I feel God calling me right now, to something new or different. I don’t want to be melodramatic, so let me be clear: I don’t know how new, or how different, and I suspect that the new or different isn’t what I expect. I also don’t think He’s calling me to something bigger. I’m guessing it is something smaller, actually.
But I do feel like He’s calling me.
That sounds pretty romantic, but the truth is that I am scared to death. I trust God, but I don’t like change, and my life already has plenty of change coming, thankyouverymuch. I’m scared.

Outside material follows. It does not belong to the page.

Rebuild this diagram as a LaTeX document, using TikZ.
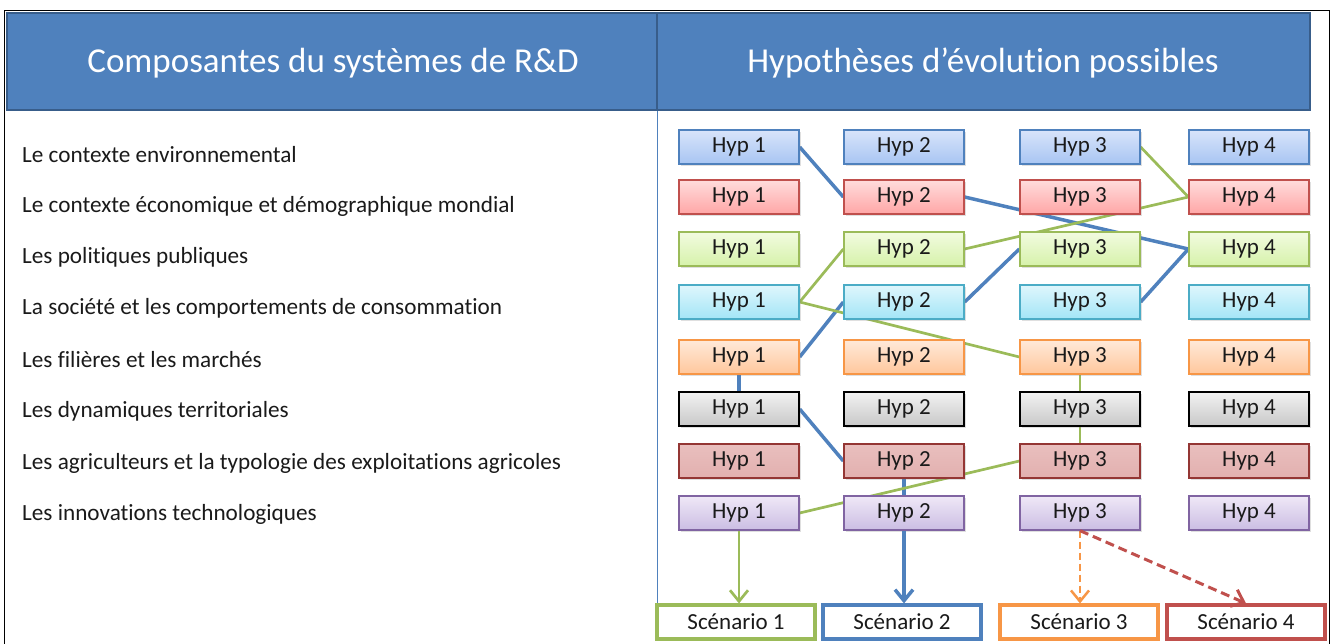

Afraid of mis-hearing God, of making wrong decisions.
Afraid of disappointment.
Afraid of failure. (Really, really afraid of failure.)

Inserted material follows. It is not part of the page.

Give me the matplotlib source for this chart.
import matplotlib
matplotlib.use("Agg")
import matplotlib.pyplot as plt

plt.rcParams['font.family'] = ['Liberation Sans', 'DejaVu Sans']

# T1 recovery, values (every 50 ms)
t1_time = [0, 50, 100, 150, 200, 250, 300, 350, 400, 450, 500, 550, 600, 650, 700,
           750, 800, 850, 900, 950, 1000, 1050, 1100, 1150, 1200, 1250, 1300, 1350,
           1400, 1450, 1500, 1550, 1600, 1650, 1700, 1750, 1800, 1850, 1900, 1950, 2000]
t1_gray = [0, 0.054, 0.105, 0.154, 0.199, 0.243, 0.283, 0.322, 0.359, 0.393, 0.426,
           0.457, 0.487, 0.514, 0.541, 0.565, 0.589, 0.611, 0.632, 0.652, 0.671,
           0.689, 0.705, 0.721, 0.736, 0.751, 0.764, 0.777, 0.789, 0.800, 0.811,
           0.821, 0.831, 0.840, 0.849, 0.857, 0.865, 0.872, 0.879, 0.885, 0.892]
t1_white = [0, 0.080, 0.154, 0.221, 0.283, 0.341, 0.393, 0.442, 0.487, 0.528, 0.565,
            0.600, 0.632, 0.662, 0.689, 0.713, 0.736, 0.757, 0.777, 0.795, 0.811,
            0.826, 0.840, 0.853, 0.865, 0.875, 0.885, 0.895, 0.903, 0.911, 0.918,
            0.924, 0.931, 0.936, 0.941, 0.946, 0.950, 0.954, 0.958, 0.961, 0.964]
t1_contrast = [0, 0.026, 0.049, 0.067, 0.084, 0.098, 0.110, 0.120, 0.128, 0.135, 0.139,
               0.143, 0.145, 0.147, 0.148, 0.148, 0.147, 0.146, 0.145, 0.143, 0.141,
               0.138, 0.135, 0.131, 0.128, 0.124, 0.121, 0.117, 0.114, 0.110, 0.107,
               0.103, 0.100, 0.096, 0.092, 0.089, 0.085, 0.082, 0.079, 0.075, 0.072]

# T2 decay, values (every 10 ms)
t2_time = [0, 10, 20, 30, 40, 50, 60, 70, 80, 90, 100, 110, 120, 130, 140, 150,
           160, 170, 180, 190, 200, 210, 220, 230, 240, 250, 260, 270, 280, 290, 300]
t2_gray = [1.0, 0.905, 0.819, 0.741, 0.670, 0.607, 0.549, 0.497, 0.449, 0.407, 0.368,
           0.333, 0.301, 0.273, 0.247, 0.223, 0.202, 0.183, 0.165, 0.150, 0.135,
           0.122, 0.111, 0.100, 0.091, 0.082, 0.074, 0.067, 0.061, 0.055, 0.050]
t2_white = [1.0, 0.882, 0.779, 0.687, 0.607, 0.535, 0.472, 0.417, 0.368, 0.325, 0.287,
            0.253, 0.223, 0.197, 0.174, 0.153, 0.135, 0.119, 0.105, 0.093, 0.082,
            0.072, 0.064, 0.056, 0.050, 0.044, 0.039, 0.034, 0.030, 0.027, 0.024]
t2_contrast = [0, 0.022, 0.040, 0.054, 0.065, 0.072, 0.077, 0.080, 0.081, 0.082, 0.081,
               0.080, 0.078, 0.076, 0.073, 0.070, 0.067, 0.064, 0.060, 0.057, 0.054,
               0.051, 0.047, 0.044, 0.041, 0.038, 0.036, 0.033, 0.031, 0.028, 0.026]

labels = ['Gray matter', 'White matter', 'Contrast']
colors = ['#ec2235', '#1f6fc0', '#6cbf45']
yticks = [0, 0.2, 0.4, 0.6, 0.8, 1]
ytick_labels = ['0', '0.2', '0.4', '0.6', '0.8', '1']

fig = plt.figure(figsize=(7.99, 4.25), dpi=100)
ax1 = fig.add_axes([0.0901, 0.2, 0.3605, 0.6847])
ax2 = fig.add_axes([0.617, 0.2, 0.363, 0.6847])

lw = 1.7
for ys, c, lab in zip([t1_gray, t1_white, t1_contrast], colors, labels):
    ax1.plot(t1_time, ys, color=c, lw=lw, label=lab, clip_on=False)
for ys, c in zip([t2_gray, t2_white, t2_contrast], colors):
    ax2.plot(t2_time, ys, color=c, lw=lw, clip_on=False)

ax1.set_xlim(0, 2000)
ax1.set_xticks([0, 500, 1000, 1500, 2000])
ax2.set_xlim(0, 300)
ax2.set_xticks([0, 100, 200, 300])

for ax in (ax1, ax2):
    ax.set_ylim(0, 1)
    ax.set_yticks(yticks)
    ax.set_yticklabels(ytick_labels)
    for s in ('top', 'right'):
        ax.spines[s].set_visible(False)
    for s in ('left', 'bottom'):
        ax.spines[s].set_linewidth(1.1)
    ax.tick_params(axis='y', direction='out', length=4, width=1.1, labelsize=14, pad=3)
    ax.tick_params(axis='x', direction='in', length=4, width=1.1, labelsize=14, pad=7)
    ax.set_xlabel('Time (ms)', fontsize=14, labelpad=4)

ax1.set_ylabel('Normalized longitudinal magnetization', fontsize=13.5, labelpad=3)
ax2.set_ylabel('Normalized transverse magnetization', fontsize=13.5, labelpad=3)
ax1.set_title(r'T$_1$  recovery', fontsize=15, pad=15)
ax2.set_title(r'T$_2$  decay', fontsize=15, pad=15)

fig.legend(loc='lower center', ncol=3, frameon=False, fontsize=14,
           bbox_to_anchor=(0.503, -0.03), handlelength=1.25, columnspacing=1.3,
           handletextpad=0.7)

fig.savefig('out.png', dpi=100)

I decided a long time ago not to make decisions based on fear, but I’ve found that fear leads me in super sneaky ways.
So I’m going back to my roots, Bible study wise, and I’m doing a Word study. I’m going to look at every place the Bible says any version of the phrase “fear not” or “do not be afraid.” I think I’ve read somewhere that “fear not” is the most repeated command in the Bible, so I’m guessing this will take a while.
I probably won’t write about every single verse I find, but I tend to learn more when I communicate what I’m learning. So I’m inviting you to join me on this journey. Most Tuesdays you’ll find some “fear not” thoughts here, as I work out this truth in my life. I’d love to hear what you’re afraid of, and the areas where you need to hear God’s invitation to “fear not.”

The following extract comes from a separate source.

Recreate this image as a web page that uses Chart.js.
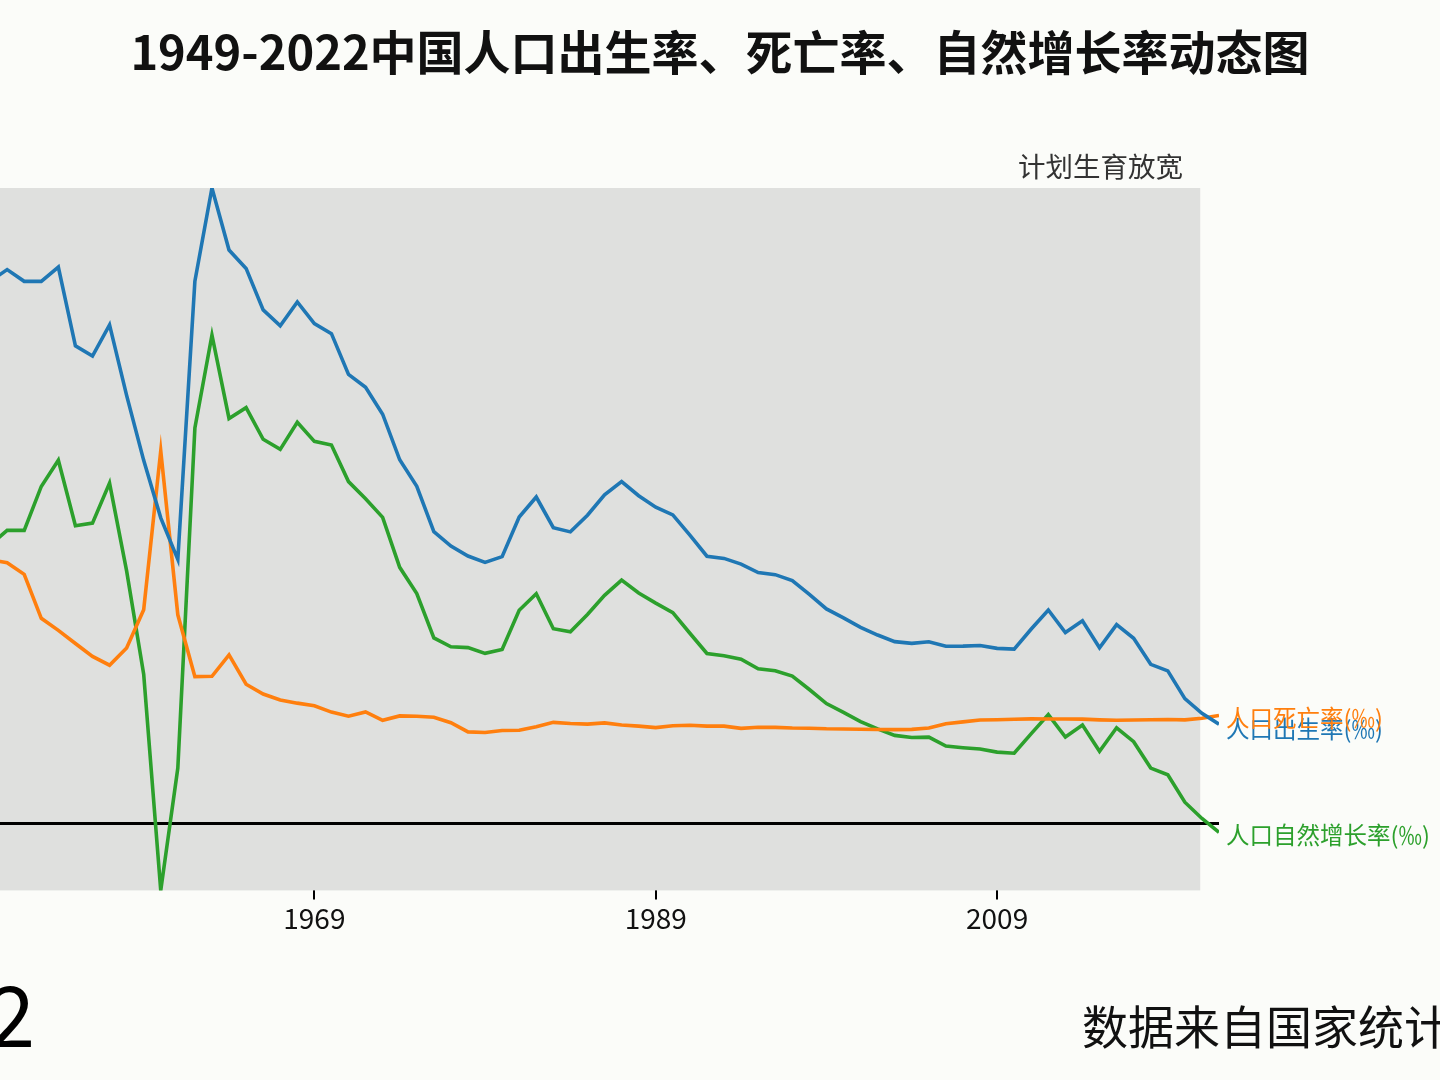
<!DOCTYPE html>
<html>
<head>
<meta charset="utf-8">
<script src="https://cdn.jsdelivr.net/npm/chart.js@4.4.0/dist/chart.umd.min.js"></script>
<style>
  html, body { margin:0; padding:0; background:#fbfcf9; overflow:hidden; width:1440px; height:1080px; }
  #caja { position:absolute; left:-27px; top:0; width:1467px; height:1080px; }
</style>
</head>
<body>
<div id="caja"><canvas id="grafico"></canvas></div>
<script>
var anios = [];
for (var a = 1949; a <= 2022; a++) anios.push(a);

// 人口出生率(‰)
var natalidad = [36.00,37.00,37.80,37.00,37.00,37.97,32.60,31.90,34.03,29.22,
  24.78,20.86,18.02,37.01,43.37,39.14,37.88,35.05,33.96,35.59,
  34.11,33.43,30.65,29.77,27.93,24.82,23.01,19.91,18.93,18.25,
  17.82,18.21,20.91,22.28,20.19,19.90,21.04,22.43,23.33,22.37,
  21.58,21.06,19.68,18.24,18.09,17.70,17.12,16.98,16.57,15.64,
  14.64,14.03,13.38,12.86,12.41,12.29,12.40,12.09,12.10,12.14,
  11.95,11.90,13.27,14.57,13.03,13.83,11.99,13.57,12.64,10.86,
  10.41,8.52,7.52,6.77];

// 人口死亡率(‰)
var mortalidad = [20.00,18.00,17.80,17.00,14.00,13.18,12.28,11.40,10.80,11.98,
  14.59,25.43,14.24,10.02,10.04,11.50,9.50,8.83,8.43,8.21,
  8.03,7.60,7.32,7.61,7.04,7.34,7.32,7.25,6.87,6.25,
  6.21,6.34,6.36,6.60,6.90,6.82,6.78,6.86,6.72,6.64,
  6.54,6.67,6.70,6.64,6.64,6.49,6.57,6.56,6.51,6.50,
  6.46,6.45,6.43,6.41,6.40,6.42,6.51,6.81,6.93,7.06,
  7.08,7.11,7.14,7.13,7.13,7.12,7.07,7.04,7.06,7.08,
  7.09,7.07,7.18,7.37];

// 人口自然增长率(‰)
var crecimiento = [16.00,19.00,20.00,20.00,23.00,24.79,20.32,20.50,23.23,17.24,
  10.19,-4.57,3.78,26.99,33.33,27.64,28.38,26.22,25.53,27.38,
  26.08,25.83,23.33,22.16,20.89,17.48,15.69,12.66,12.06,12.00,
  11.61,11.87,14.55,15.68,13.29,13.08,14.26,15.57,16.61,15.73,
  15.04,14.39,12.98,11.60,11.45,11.21,10.55,10.42,10.06,9.14,
  8.18,7.58,6.95,6.45,6.01,5.87,5.89,5.28,5.17,5.08,
  4.87,4.79,6.13,7.43,5.90,6.71,4.93,6.53,5.58,3.78,
  3.32,1.45,0.34,-0.60];

var series = ['人口出生率(‰)','人口死亡率(‰)','人口自然增长率(‰)'];
var colores = ['#1f77b4','#ff7f0e','#2ca02c'];
var ticksX = [1969,1989,2009];
var finPanel = 2020.9;

var titulo = '1949-2022中国人口出生率、死亡率、自然增长率动态图';
var nota = '计划生育放宽';
var anioActual = '2022';
var fuente = '数据来自国家统计局';

var fuenteCJK = '"Noto Sans CJK SC", "Noto Sans", sans-serif';
var dx = 27; // desplazamiento del canvas

function puntos(valores){
  var r = [];
  for (var i = 0; i < anios.length; i++) r.push({x: anios[i], y: valores[i]});
  return r;
}

var todos = natalidad.concat(mortalidad).concat(crecimiento);
var yMin = Math.min.apply(null, todos);
var yMax = Math.max.apply(null, todos);

var fondoPanel = {
  id: 'fondoPanel',
  beforeDatasetsDraw: function(chart){
    var ctx = chart.ctx, ca = chart.chartArea;
    var x = chart.scales.x, y = chart.scales.y;
    ctx.save();
    ctx.fillStyle = '#dfe0de';
    ctx.fillRect(ca.left, ca.top, x.getPixelForValue(finPanel) - ca.left, ca.bottom - ca.top);
    // linea cero
    ctx.strokeStyle = '#000';
    ctx.lineWidth = 3;
    ctx.beginPath();
    ctx.moveTo(ca.left, y.getPixelForValue(0));
    ctx.lineTo(ca.right, y.getPixelForValue(0));
    ctx.stroke();
    ctx.restore();
  }
};

var textos = {
  id: 'textos',
  afterDraw: function(chart){
    var ctx = chart.ctx;
    var x = chart.scales.x, y = chart.scales.y;
    ctx.save();
    ctx.textBaseline = 'middle';

    ctx.fillStyle = '#111';
    ctx.textAlign = 'center';
    ctx.font = 'bold 47px ' + fuenteCJK;
    ctx.fillText(titulo, 720 + dx, 52);

    ctx.fillStyle = '#333';
    ctx.textAlign = 'right';
    ctx.font = '27.5px ' + fuenteCJK;
    ctx.fillText(nota, 1183 + dx, 167);

    // etiquetas al final de cada linea
    var datos = [natalidad, mortalidad, crecimiento];
    var ajuste = [5, 3, 3];
    ctx.textAlign = 'left';
    ctx.font = '23.5px ' + fuenteCJK;
    for (var i = 0; i < series.length; i++) {
      var ult = datos[i][datos[i].length - 1];
      ctx.fillStyle = colores[i];
      ctx.fillText(series[i], x.getPixelForValue(anios[anios.length - 1]) + 7, y.getPixelForValue(ult) + ajuste[i]);
    }

    ctx.fillStyle = '#000';
    ctx.textAlign = 'right';
    ctx.font = '84px ' + fuenteCJK;
    ctx.fillText(anioActual, 35 + dx, 1015);

    ctx.fillStyle = '#111';
    ctx.textAlign = 'left';
    ctx.font = '46px ' + fuenteCJK;
    ctx.fillText(fuente, 1082 + dx, 1027);
    ctx.restore();
  }
};

var conjuntos = [];
var valores = [natalidad, mortalidad, crecimiento];
for (var i = 0; i < series.length; i++) {
  conjuntos.push({
    label: series[i],
    data: puntos(valores[i]),
    borderColor: colores[i],
    backgroundColor: colores[i],
    borderWidth: 3.6,
    pointRadius: 0,
    tension: 0,
    fill: false
  });
}

var ctx = document.getElementById('grafico');
var miGrafico = new Chart(ctx, {
  type: 'line',
  data: { datasets: conjuntos },
  options: {
    responsive: true,
    maintainAspectRatio: false,
    animation: false,
    layout: { padding: { left: 0, right: 221, top: 188, bottom: 143 } },
    plugins: { legend: { display: false }, tooltip: { enabled: false } },
    scales: {
      x: {
        type: 'linear',
        min: anios[0],
        max: anios[anios.length - 1],
        afterBuildTicks: function(scale){
          scale.ticks = ticksX.map(function(v){ return {value: v}; });
        },
        grid: { drawOnChartArea: false, drawTicks: true, tickLength: 9, color: '#000', lineWidth: 2 },
        border: { display: false },
        ticks: {
          color: '#111',
          padding: 2,
          font: { size: 28, family: fuenteCJK },
          maxRotation: 0,
          callback: function(v){ return String(v); }
        }
      },
      y: {
        display: false,
        min: yMin,
        max: yMax
      }
    }
  },
  plugins: [fondoPanel, textos]
});
</script>
</body>
</html>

I’ll probably study in chronological order because that makes the most sense to me (Hi, I’m Renee. I like to go in order.) But my verse of the year is from the middle of the story, and it’s another return to my roots (as this is something of a life verse for me.)
I’m starting here because this verse reminds me of the relationship between fear and respect. The word translated fear can mean fear or terror, but also respect, reverence, piety.
When I’m afraid of something, I’m giving it respect. Respect: honor, reverence, consideration, regard.
So when I’m afraid of heights, I’m respecting the fact that being high up is dangerous, and should be handled with care. It’s the fall that’s going to kill you, so I am OK respecting heights.
When I’m afraid of rejection, or failure, or change, or the future what am I respecting?
Too often I’m respecting the lie that rejection or failure will rob me of life and goodness, that I can’t live with them. Worse still: I am respecting the lie that change or the future will leave me God-less and helpless.
What am I really afraid of? And is that where I want my highest respect, my honor and reverence and consideration to go?
The fear of the Lord is the beginning of wisdom.
I want God Himself to hold the place of highest respect in my life. Oh friends, could we let our view of God grow bigger than anything else we’re afraid of?
As I look to the future, knowns and unknowns, welcome and unwelcome changes, successes or failures, acceptance or rejection, elatement or disappointment, where am I going to give my respect?
What are you afraid of? Where do you most need to hear the invitation to “fear not”?
What do you think of this link between fear and respect? Are we allowing the things we fear to take more respect, regard, consideration, than God?